I don’t know how close a proximity you are to this colleague of yours, but for your own well-being, I would excuse myself from any further interactions with her. The last thing you really need is someone who is constantly triggering you when you are trying to find peace in this situation and heal.
And you most certainly have NOT failed. You’re still on a journey. I feel sometimes the universe is like, “Ok, you think you’re ready. Here’s a situation. Let’s see how you feel/react to it this time.” Like a checkpoint to see where we are at emotionally.
Yes. Last year, I chanced upon a reel of my Twin kissing his wife. And it absolutely shattered me. I can’t even explain the pain I felt in my heart. Sometimes that image still appears in my mind; I honestly wish I never saw that reel. But yes to everything you just described. Anger, betrayal, hurt, feeling completely unworthy…

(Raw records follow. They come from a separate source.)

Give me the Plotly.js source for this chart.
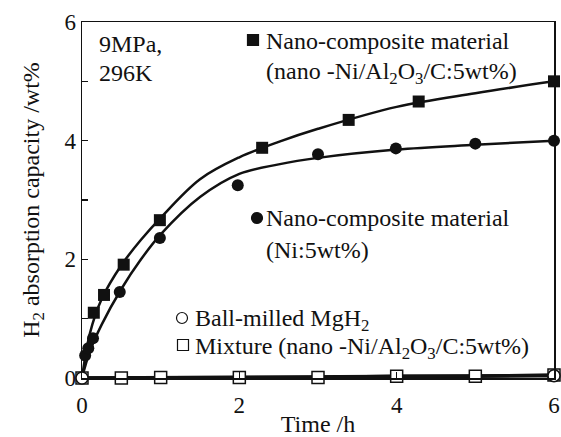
<!DOCTYPE html>
<html><head><meta charset="utf-8">
<script src="https://cdn.plot.ly/plotly-3.0.1.min.js"></script>
<style>body{margin:0;background:#fff}#g{width:561px;height:437px}</style>
</head><body><div id="g"></div>
<script>
// Nano-composite material (nano-Ni/Al2O3/C:5wt%) - filled squares
const sqX = [0, 0.15, 0.28, 0.53, 0.99, 2.29, 3.39, 4.28, 6.0];
const sqY = [0, 1.10, 1.40, 1.91, 2.66, 3.88, 4.35, 4.66, 5.0];
// fitted curve
const sqFitX = [0, 0.1, 0.25, 0.5, 0.75, 1.0, 1.5, 2.0, 2.5, 3.0, 4.0, 5.0, 6.0];
const sqFitY = [0, 0.75, 1.33, 1.90, 2.33, 2.70, 3.35, 3.72, 3.98, 4.20, 4.57, 4.80, 5.0];
// Nano-composite material (Ni:5wt%) - filled circles
const ciX = [0, 0.04, 0.08, 0.14, 0.48, 0.99, 1.98, 3.0, 3.99, 5.0, 6.0];
const ciY = [0, 0.38, 0.50, 0.67, 1.45, 2.36, 3.25, 3.77, 3.87, 3.95, 4.0];
const ciFitX = [0, 0.1, 0.25, 0.5, 0.75, 1.0, 1.5, 2.0, 2.5, 3.0, 4.0, 5.0, 6.0];
const ciFitY = [0, 0.45, 0.90, 1.50, 2.00, 2.42, 3.05, 3.44, 3.60, 3.71, 3.85, 3.93, 4.0];
// Ball-milled MgH2 - open circles
const bmX = [0, 6.0];
const bmY = [0, 0.04];
// Mixture - open squares
const mxX = [0, 0.5, 1.0, 2.0, 3.0, 4.0, 5.0, 6.0];
const mxY = [0, 0, 0.01, 0.01, 0.01, 0.03, 0.03, 0.05];

const xTicks = [0, 2, 4, 6];

const FONT = '"Liberation Serif", "Times New Roman", serif';
const X0 = 82, X1 = 554, Y0 = 378, Y1 = 22;
const px = v => (v - X0) / (X1 - X0);
const py = v => (Y0 - v) / (Y0 - Y1);

const traces = [
  {x: sqFitX, y: sqFitY, mode: 'lines', line: {color: '#111', width: 2.5, shape: 'spline', smoothing: 1}, hoverinfo: 'skip'},
  {x: ciFitX, y: ciFitY, mode: 'lines', line: {color: '#111', width: 2.5, shape: 'spline', smoothing: 1}, hoverinfo: 'skip'},
  {x: mxX, y: mxY, mode: 'lines', line: {color: '#111', width: 3.5}, cliponaxis: false},
  {x: bmX, y: bmY, mode: 'lines', line: {color: '#111', width: 3.5}, cliponaxis: false},
  {x: sqX, y: sqY, mode: 'markers', marker: {symbol: 'square', size: 12, color: '#111'}, cliponaxis: false},
  {x: ciX, y: ciY, mode: 'markers', marker: {symbol: 'circle', size: 12, color: '#111'}, cliponaxis: false},
  {x: mxX, y: mxY, mode: 'markers', marker: {symbol: 'square', size: 12, color: '#fff', line: {color: '#111', width: 1.5}}, cliponaxis: false},
  {x: bmX, y: bmY, mode: 'markers', marker: {symbol: 'circle', size: 12, color: '#fff', line: {color: '#111', width: 1.5}}, cliponaxis: false}
];

const tf = {family: FONT, size: 23, color: '#111'};
const af = {family: FONT, size: 24, color: '#111'};
function ann(text, x, y) {
  return {text: text, xref: 'paper', yref: 'paper', x: px(x), y: py(y), xanchor: 'left', yanchor: 'middle', showarrow: false, font: af};
}
const annotations = [
  ann('9MPa,', 97, 44),
  ann('296K', 97, 73),
  ann('Nano-composite material', 264, 41),
  ann('(nano -Ni/Al<sub>2</sub>O<sub>3</sub>/C:5wt%)', 264, 73),
  ann('Nano-composite material', 264, 218),
  ann('(Ni:5wt%)', 264, 250),
  ann('Ball-milled MgH<sub>2</sub>', 193, 320),
  ann('Mixture (nano -Ni/Al<sub>2</sub>O<sub>3</sub>/C:5wt%)', 193, 348)
];
function rect(cx, cy, s, fill) {
  return {type: 'rect', xref: 'paper', yref: 'paper', x0: px(cx - s/2), x1: px(cx + s/2), y0: py(cy + s/2), y1: py(cy - s/2), fillcolor: fill, line: {color: '#111', width: 1.2}};
}
function circ(cx, cy, s, fill) {
  return {type: 'circle', xref: 'paper', yref: 'paper', x0: px(cx - s/2), x1: px(cx + s/2), y0: py(cy + s/2), y1: py(cy - s/2), fillcolor: fill, line: {color: '#111', width: 1.2}};
}
const shapes = [
  rect(253, 40, 11, '#111'),
  circ(257, 218, 11, '#111'),
  circ(182, 318, 11, '#fff'),
  rect(183, 345, 11, '#fff')
];

const layout = {
  width: 561, height: 437,
  margin: {l: X0, r: 561 - X1, t: Y1, b: 437 - Y0},
  paper_bgcolor: '#fff', plot_bgcolor: '#fff',
  showlegend: false,
  font: tf,
  xaxis: {
    range: [0, 6], tickvals: xTicks, ticktext: xTicks.map(String),
    ticks: 'inside', ticklen: 6, tickwidth: 1.2, tickcolor: '#111',
    showline: true, linecolor: '#111', linewidth: 1.5, mirror: true,
    showgrid: false, zeroline: false, tickfont: tf, ticklabelstandoff: 6,
    title: {text: 'Time /h', font: af, standoff: 0}
  },
  yaxis: {
    range: [0, 6], tickvals: [0, 1, 2, 3, 4, 5, 6], ticktext: ['0', '', '2', '', '4', '', '6'],
    ticks: 'inside', ticklen: 6, tickwidth: 1.2, tickcolor: '#111',
    showline: true, linecolor: '#111', linewidth: 1.5, mirror: true,
    showgrid: false, zeroline: false, tickfont: tf,
    title: {text: 'H<sub>2</sub> absorption capacity /wt%', font: af, standoff: 18}
  },
  annotations: annotations,
  shapes: shapes
};
Plotly.newPlot('g', traces, layout, {displayModeBar: false, staticPlot: true});
</script></body></html>
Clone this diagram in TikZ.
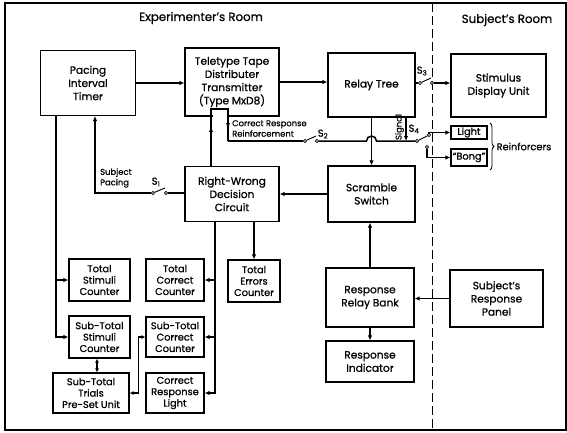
\documentclass[tikz,border=0pt]{standalone}
\usepackage{fontspec}
\setmainfont{Poppins}[FakeBold=0.8]
\usetikzlibrary{arrows.meta,decorations.pathreplacing}

\tikzstyle{unit} = [draw, line width=1.2pt, align=center, inner sep=1pt, font=\fontsize{10.6}{13.2}\selectfont]
\tikzstyle{counter} = [unit, font=\fontsize{9.8}{11.4}\selectfont]
\tikzstyle{wire} = [line width=1.5pt]
\tikzstyle{feed} = [wire, -{Latex[length=5pt,width=4.5pt]}]
\tikzstyle{both} = [wire, {Latex[length=4pt,width=4pt]}-{Latex[length=4pt,width=4pt]}]
\tikzstyle{contact} = [circle, draw, line width=0.8pt, fill=white, minimum size=3.2pt, inner sep=0pt]
\tikzstyle{blade} = [line width=0.9pt]
\tikzstyle{tag} = [font=\fontsize{8.4}{10.5}\selectfont, align=left, inner sep=0pt]
\tikzstyle{swname} = [font=\fontsize{10}{10}\selectfont, inner sep=0pt]
\tikzstyle{room} = [font=\fontsize{11.8}{13}\selectfont]

\begin{document}
\begin{tikzpicture}[x=1pt,y=-1pt]
	\useasboundingbox (0,0) rectangle (567,432);
	\draw[line width=1.2pt] (5,3) rectangle (566,430);
	\draw[line width=1pt, dash pattern=on 9pt off 4pt] (432,3) -- (432,430);
	\node[room] at (201,18) {Experimenter's Room};
	\node[room] at (507,20) {Subject's Room};

	\node[unit, minimum width=95pt, minimum height=65pt] (ptimer) at (88,83) {Pacing\\Interval\\Timer};
	\node[unit, minimum width=94pt, minimum height=68pt] (teletype) at (232,82) {Teletype Tape\\Distributer\\Transmitter\\(Type MxD8)};
	\node[unit, minimum width=87pt, minimum height=64pt] (relay) at (371.5,85) {Relay Tree};
	\node[unit, minimum width=95pt, minimum height=63pt] (display) at (498.5,85.5) {Stimulus\\Display Unit};
	\node[unit, minimum width=94pt, minimum height=55pt] (decision) at (232,194) {Right-Wrong\\Decision\\Circuit};
	\node[unit, minimum width=87pt, minimum height=56pt] (scramble) at (371.5,194) {Scramble\\Switch};
	\node[counter, minimum width=36pt, minimum height=13pt, inner sep=0pt] (light) at (469,132.5) {Light};
	\node[counter, minimum width=36pt, minimum height=17pt, inner sep=0pt] (bong) at (469,157.5) {``Bong''};
	\node[counter, minimum width=61pt, minimum height=42pt] (tstim) at (99.5,280) {Total\\Stimuli\\Counter};
	\node[counter, minimum width=58pt, minimum height=42pt] (tcorr) at (175,280) {Total\\Correct\\Counter};
	\node[counter, minimum width=52pt, minimum height=42pt] (terr) at (254,281) {Total\\Errors\\Counter};
	\node[counter, minimum width=61pt, minimum height=42pt] (ststim) at (99.5,337) {Sub-Total\\Stimuli\\Counter};
	\node[counter, minimum width=58pt, minimum height=40pt] (stcorr) at (175,337) {Sub-Total\\Correct\\Counter};
	\node[counter, minimum width=76pt, minimum height=40pt] (sttrials) at (91,393) {Sub-Total\\Trials\\Pre-Set Unit};
	\node[counter, minimum width=58pt, minimum height=40pt] (crlight) at (175,393) {Correct\\Response\\Light};
	\node[unit, minimum width=88pt, minimum height=59pt] (rrbank) at (370,297.5) {Response\\Relay Bank};
	\node[unit, minimum width=88pt, minimum height=41pt] (rind) at (370,361.5) {Response\\Indicator};
	\node[unit, minimum width=93pt, minimum height=57pt] (panel) at (496.5,298.5) {Subject's\\Response\\Panel};

	\draw[feed] (ptimer.east) -- (ptimer.east -| teletype.west);
	\draw[feed] (teletype.east) -- (teletype.east -| relay.west);

	\node[contact] (s3a) at (420,83) {};
	\node[contact] (s3b) at (432,83) {};
	\draw[wire] (s3a -| relay.east) -- (s3a);
	\draw[feed] (s3b) -- (s3b -| display.west);
	\draw[blade] (s3a) -- (431,78);
	\node[swname] at (422,71) {S\textsubscript{3}};

	\fill[white] (212.5,110.5) rectangle (226.5,117);
	\draw[wire] ([xshift=-21pt]decision.north) -- (211,109) -- (228,109) -- (228,141);
	\draw[feed] ([xshift=-21pt]decision.north) -- (211,127);
	\draw[feed] (228,109) -- (228,128);
	\node[tag, anchor=west] at (232,128.5) {Correct Response\\Reinforcement};
	\node[contact] (s2a) at (305,141) {};
	\node[contact] (s2b) at (317,141) {};
	\draw[wire] (228,141) -- (s2a);
	\draw[blade] (s2a) -- (316,136);
	\node[swname] at (323,134) {S\textsubscript{2}};
	\node[contact] (s4a) at (417,141) {};
	\draw[wire] (s2b) -- (366.5,141) arc[start angle=180, end angle=360, radius=5] -- (s4a);

	\draw[feed] (relay.south) -- (scramble.north);
	\draw[feed] (406,117) -- (406,141);
	\node[tag, rotate=90] at (399.5,127) {Signal};
	\node[swname] at (414,129) {S\textsubscript{4}};
	\node[contact] (s4b) at (429,135) {};
	\node[contact] (s4c) at (427,147) {};
	\draw[blade] (s4a) -- (s4b);
	\draw[feed] (s4b) |- (light.west);
	\draw[feed] (s4c) |- (bong.west);
	\draw[decorate, decoration={brace, amplitude=4pt}, line width=0.8pt] (490,123) -- (490,170);
	\node[counter, draw=none, anchor=west, inner sep=0pt] at (496,146.5) {Reinforcers};

	\draw[feed] (scramble.west) -- (scramble.west -| decision.east);
	\node[contact] (s1a) at (153,193) {};
	\node[contact] (s1b) at (166,193) {};
	\draw[wire] (decision.west |- s1b) -- (s1b);
	\draw[feed] (s1a) -- (95,193) -- (95,193 |- ptimer.south);
	\draw[blade] (s1a) -- (165,188);
	\node[swname] at (156,182) {S\textsubscript{1}};
	\node[tag, anchor=west] at (100,178) {Subject\\Pacing};

	\draw[feed] ([xshift=-32pt]ptimer.south) |- (tstim.west);
	\draw[feed] ([xshift=-32pt]ptimer.south) |- (ststim.west);
	\draw[both] ([xshift=-2.5pt]ststim.south) -- ([xshift=-2.5pt]ststim.south |- sttrials.north);
	\draw[both] (sttrials.east) -- ++(9,0) |- (stcorr.west);

	\draw[feed] ([xshift=-17pt]decision.south) |- (tcorr.east);
	\draw[feed] ([xshift=-17pt]decision.south) |- (stcorr.east);
	\draw[feed] ([xshift=-17pt]decision.south) |- (crlight.east);
	\draw[feed] ([xshift=22pt]decision.south) -- ([xshift=22pt]decision.south |- terr.north);

	\draw[feed] (rrbank.north) -- (rrbank.north |- scramble.south);
	\draw[feed] (panel.west) -- (panel.west -| rrbank.east);
	\draw[feed] (rrbank.south) -- (rind.north);
\end{tikzpicture}
\end{document}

I’d like to believe that after the last 10 months of no contact and a lot of growth on my part, I am in a better place now. But I guess time will only tell.
Sending you love
Another reason I don’t chase my twin is I don’t want to get in trouble at work for harassing him. I’m conscious that he’s much younger and while our HR department used to be very much in the background there’s been a push more recently about acceptable behaviour.
But then we’ve had other people in relationships/get married who met there and it was fine so idk. I think this experience is so amplified it makes me more paranoid that I might somehow bother him. And he’s already running.
The surrender is about letting go and trusting something bigger. Yeah, that’s brutal. The loneliness, the hurt, slowly builds trust in the universe piece by piece. Eventually realizing the runner isn’t that perfect love you built up in your head.
I think that’s what most of us are currently working through. Most people on the path know in theory what we’re supposed to do and we’re a work in progress for making it happen.